Would you transcribe the whole listing exactly, minus its pictures?

- [Records with drawing code]:
* * * *
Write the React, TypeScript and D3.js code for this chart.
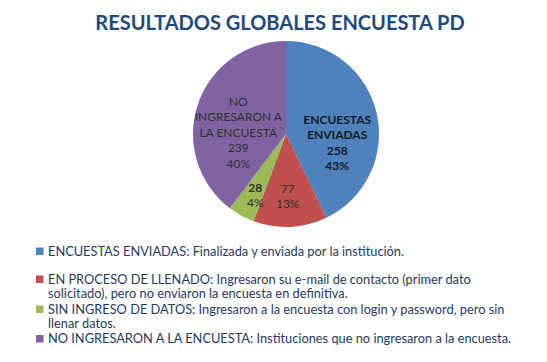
import React from 'react';
import * as d3 from 'd3';

// datos del gráfico
const categories = ['ENCUESTAS ENVIADAS', 'EN PROCESO DE LLENADO', 'SIN INGRESO DE DATOS', 'NO INGRESARON A LA ENCUESTA'];
const values = [258, 77, 28, 239];
const percentLabels = ['43%', '13%', '4%', '40%'];
const legendTexts = [
  ['ENCUESTAS ENVIADAS: Finalizada y enviada por la institución.'],
  ['EN PROCESO DE LLENADO: Ingresaron su e-mail de contacto (primer dato', 'solicitado), pero no enviaron la encuesta en definitiva.'],
  ['SIN INGRESO DE DATOS: Ingresaron a la encuesta con login y password, pero sin', 'llenar datos.'],
  ['NO INGRESARON A LA ENCUESTA: Instituciones que no ingresaron a la encuesta.'],
];
const title = 'RESULTADOS GLOBALES ENCUESTA PD';

// estilos
const colors = ['#4F81BD', '#C0504D', '#9BBB59', '#8064A2'];
const sliceLabelLines = [
  ['ENCUESTAS', 'ENVIADAS'],
  [],
  [],
  ['NO', 'INGRESARON A', 'LA ENCUESTA'],
];
const labelBold = [true, false, false, false];
const labelOffsets = [[-5, 22], [-1, 5], [-3, 11], [7, 17]];

const W = 547;
const H = 362;
const cx = 286;
const cy = 134;
const r = 93;
const font = 'Lato, "Open Sans", sans-serif';

export default function App() {
  const color = d3.scaleOrdinal<string, string>().domain(categories).range(colors);
  const pie = d3.pie<number>().sort(null).value(d => d);
  const arcs = pie(values);
  const arc = d3.arc<d3.PieArcDatum<number>>().innerRadius(0).outerRadius(r);
  const labelArc = d3.arc<d3.PieArcDatum<number>>().innerRadius(r * 0.62).outerRadius(r * 0.62);

  const lineH = 15.5;
  // líneas base de la leyenda
  const legendBase = [255.5, 283.5, 313.5, 343];
  const wrapH = 14.8;

  return (
    <svg width={W} height={H} style={{ position: 'absolute', left: 0, top: 0, background: '#fff' }}>
      <text x={280} y={30} textAnchor="middle" fontFamily={font} fontWeight="bold" fontSize={20} fill="#1F497D">
        {title}
      </text>
      <g transform={`translate(${cx},${cy})`}>
        {arcs.map((a, i) => (
          <path key={i} d={arc(a) || ''} fill={color(categories[i])} />
        ))}
        {arcs.map((a, i) => {
          const [x, y] = labelArc.centroid(a);
          const lines = [...sliceLabelLines[i], String(values[i]), percentLabels[i]];
          const lx = x + labelOffsets[i][0];
          const ly = y + labelOffsets[i][1] - ((lines.length - 1) * lineH) / 2;
          return (
            <text key={i} x={lx} y={ly} textAnchor="middle" fontFamily={font} fontSize={12}
              fontWeight={labelBold[i] ? 'bold' : 'normal'} fill={labelBold[i] ? '#0d1a2b' : '#2e2e2e'}>
              {lines.map((t, j) => (
                <tspan key={j} x={lx} dy={j === 0 ? 4 : lineH}
                  fontWeight={i === 2 && j === 0 ? 'bold' : undefined}>{t}</tspan>
              ))}
            </text>
          );
        })}
      </g>
      <g>
        {legendTexts.map((lines, i) => (
          <g key={i}>
            <rect x={36} y={legendBase[i] - 8} width={7.5} height={7.5} fill={color(categories[i])} />
            <text x={48} y={legendBase[i]} fontFamily={font} fontSize={12.8} fill="#1F3A5F">
              {lines.map((t, j) => (
                <tspan key={j} x={48} dy={j === 0 ? 0 : wrapH}>{t}</tspan>
              ))}
            </text>
          </g>
        ))}
      </g>
    </svg>
  );
}
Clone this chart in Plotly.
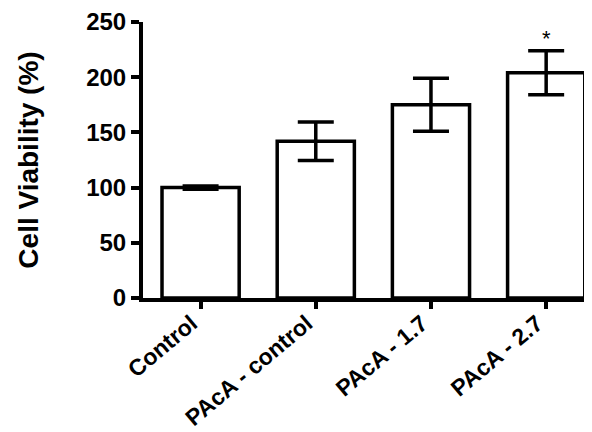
import plotly.graph_objects as go

categories = ["Control", "PAcA - control", "PAcA - 1.7", "PAcA - 2.7"]
viability = [100, 142, 175, 204]
sem = [1.5, 17.5, 24, 20]
significance = ["", "", "", "*"]
y_ticks = [0, 50, 100, 150, 200, 250]

fig = go.Figure()
fig.add_trace(go.Bar(
    x=categories, y=viability,
    width=0.67,
    marker=dict(color="white", line=dict(color="black", width=3.5)),
    error_y=dict(type="data", array=sem, visible=True, color="black", thickness=3.5, width=18),
    showlegend=False,
))

for c, v, e, s in zip(categories, viability, sem, significance):
    if s:
        fig.add_annotation(x=c, y=v + e, text=s, showarrow=False, yshift=12,
                           font=dict(size=22, color="black", family="Liberation Sans"))

fig.update_layout(
    width=592, height=432,
    margin=dict(l=135, r=2, t=14, b=142),
    plot_bgcolor="white", paper_bgcolor="white",
    font=dict(family="Liberation Sans", color="black"),
)
fig.update_yaxes(
    range=[0, 250], tickvals=y_ticks, automargin=False, ticklabeloverflow="allow",
    showline=True, linecolor="black", linewidth=4,
    ticks="outside", ticklen=8, tickwidth=3.5, tickcolor="black",
    showgrid=False, zeroline=False,
    tickfont=dict(size=24, family="Liberation Sans", color="black", weight="bold"),
    title=dict(text="<b>Cell Viability (%)</b>", font=dict(size=28, family="Liberation Sans", color="black"), standoff=40),
)
fig.update_xaxes(
    range=[-0.5, 3.45], automargin=False, ticklabeloverflow="allow",
    showline=True, linecolor="black", linewidth=4,
    ticks="outside", ticklen=7, tickwidth=3.5, tickcolor="black",
    tickangle=-40, ticklabelshift=-9, ticklabelstandoff=-8,
    tickfont=dict(size=23, family="Liberation Sans", color="black", weight="bold"),
)

fig.write_html("out.html")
* * * *
- [Output of the exercise]:
Write the React, TypeScript and D3.js code for this chart.
import React from 'react';
import * as d3 from 'd3';

// datos del gráfico
const categories = ['ENCUESTAS ENVIADAS', 'EN PROCESO DE LLENADO', 'SIN INGRESO DE DATOS', 'NO INGRESARON A LA ENCUESTA'];
const values = [258, 77, 28, 239];
const percentLabels = ['43%', '13%', '4%', '40%'];
const legendTexts = [
  ['ENCUESTAS ENVIADAS: Finalizada y enviada por la institución.'],
  ['EN PROCESO DE LLENADO: Ingresaron su e-mail de contacto (primer dato', 'solicitado), pero no enviaron la encuesta en definitiva.'],
  ['SIN INGRESO DE DATOS: Ingresaron a la encuesta con login y password, pero sin', 'llenar datos.'],
  ['NO INGRESARON A LA ENCUESTA: Instituciones que no ingresaron a la encuesta.'],
];
const title = 'RESULTADOS GLOBALES ENCUESTA PD';

// estilos
const colors = ['#4F81BD', '#C0504D', '#9BBB59', '#8064A2'];
const sliceLabelLines = [
  ['ENCUESTAS', 'ENVIADAS'],
  [],
  [],
  ['NO', 'INGRESARON A', 'LA ENCUESTA'],
];
const labelBold = [true, false, false, false];
const labelOffsets = [[-5, 22], [-1, 5], [-3, 11], [7, 17]];

const W = 547;
const H = 362;
const cx = 286;
const cy = 134;
const r = 93;
const font = 'Lato, "Open Sans", sans-serif';

export default function App() {
  const color = d3.scaleOrdinal<string, string>().domain(categories).range(colors);
  const pie = d3.pie<number>().sort(null).value(d => d);
  const arcs = pie(values);
  const arc = d3.arc<d3.PieArcDatum<number>>().innerRadius(0).outerRadius(r);
  const labelArc = d3.arc<d3.PieArcDatum<number>>().innerRadius(r * 0.62).outerRadius(r * 0.62);

  const lineH = 15.5;
  // líneas base de la leyenda
  const legendBase = [255.5, 283.5, 313.5, 343];
  const wrapH = 14.8;

  return (
    <svg width={W} height={H} style={{ position: 'absolute', left: 0, top: 0, background: '#fff' }}>
      <text x={280} y={30} textAnchor="middle" fontFamily={font} fontWeight="bold" fontSize={20} fill="#1F497D">
        {title}
      </text>
      <g transform={`translate(${cx},${cy})`}>
        {arcs.map((a, i) => (
          <path key={i} d={arc(a) || ''} fill={color(categories[i])} />
        ))}
        {arcs.map((a, i) => {
          const [x, y] = labelArc.centroid(a);
          const lines = [...sliceLabelLines[i], String(values[i]), percentLabels[i]];
          const lx = x + labelOffsets[i][0];
          const ly = y + labelOffsets[i][1] - ((lines.length - 1) * lineH) / 2;
          return (
            <text key={i} x={lx} y={ly} textAnchor="middle" fontFamily={font} fontSize={12}
              fontWeight={labelBold[i] ? 'bold' : 'normal'} fill={labelBold[i] ? '#0d1a2b' : '#2e2e2e'}>
              {lines.map((t, j) => (
                <tspan key={j} x={lx} dy={j === 0 ? 4 : lineH}
                  fontWeight={i === 2 && j === 0 ? 'bold' : undefined}>{t}</tspan>
              ))}
            </text>
          );
        })}
      </g>
      <g>
        {legendTexts.map((lines, i) => (
          <g key={i}>
            <rect x={36} y={legendBase[i] - 8} width={7.5} height={7.5} fill={color(categories[i])} />
            <text x={48} y={legendBase[i]} fontFamily={font} fontSize={12.8} fill="#1F3A5F">
              {lines.map((t, j) => (
                <tspan key={j} x={48} dy={j === 0 ? 0 : wrapH}>{t}</tspan>
              ))}
            </text>
          </g>
        ))}
      </g>
    </svg>
  );
}
Clone this chart in Plotly.
import plotly.graph_objects as go

categories = ["Control", "PAcA - control", "PAcA - 1.7", "PAcA - 2.7"]
viability = [100, 142, 175, 204]
sem = [1.5, 17.5, 24, 20]
significance = ["", "", "", "*"]
y_ticks = [0, 50, 100, 150, 200, 250]

fig = go.Figure()
fig.add_trace(go.Bar(
    x=categories, y=viability,
    width=0.67,
    marker=dict(color="white", line=dict(color="black", width=3.5)),
    error_y=dict(type="data", array=sem, visible=True, color="black", thickness=3.5, width=18),
    showlegend=False,
))

for c, v, e, s in zip(categories, viability, sem, significance):
    if s:
        fig.add_annotation(x=c, y=v + e, text=s, showarrow=False, yshift=12,
                           font=dict(size=22, color="black", family="Liberation Sans"))

fig.update_layout(
    width=592, height=432,
    margin=dict(l=135, r=2, t=14, b=142),
    plot_bgcolor="white", paper_bgcolor="white",
    font=dict(family="Liberation Sans", color="black"),
)
fig.update_yaxes(
    range=[0, 250], tickvals=y_ticks, automargin=False, ticklabeloverflow="allow",
    showline=True, linecolor="black", linewidth=4,
    ticks="outside", ticklen=8, tickwidth=3.5, tickcolor="black",
    showgrid=False, zeroline=False,
    tickfont=dict(size=24, family="Liberation Sans", color="black", weight="bold"),
    title=dict(text="<b>Cell Viability (%)</b>", font=dict(size=28, family="Liberation Sans", color="black"), standoff=40),
)
fig.update_xaxes(
    range=[-0.5, 3.45], automargin=False, ticklabeloverflow="allow",
    showline=True, linecolor="black", linewidth=4,
    ticks="outside", ticklen=7, tickwidth=3.5, tickcolor="black",
    tickangle=-40, ticklabelshift=-9, ticklabelstandoff=-8,
    tickfont=dict(size=23, family="Liberation Sans", color="black", weight="bold"),
)

fig.write_html("out.html")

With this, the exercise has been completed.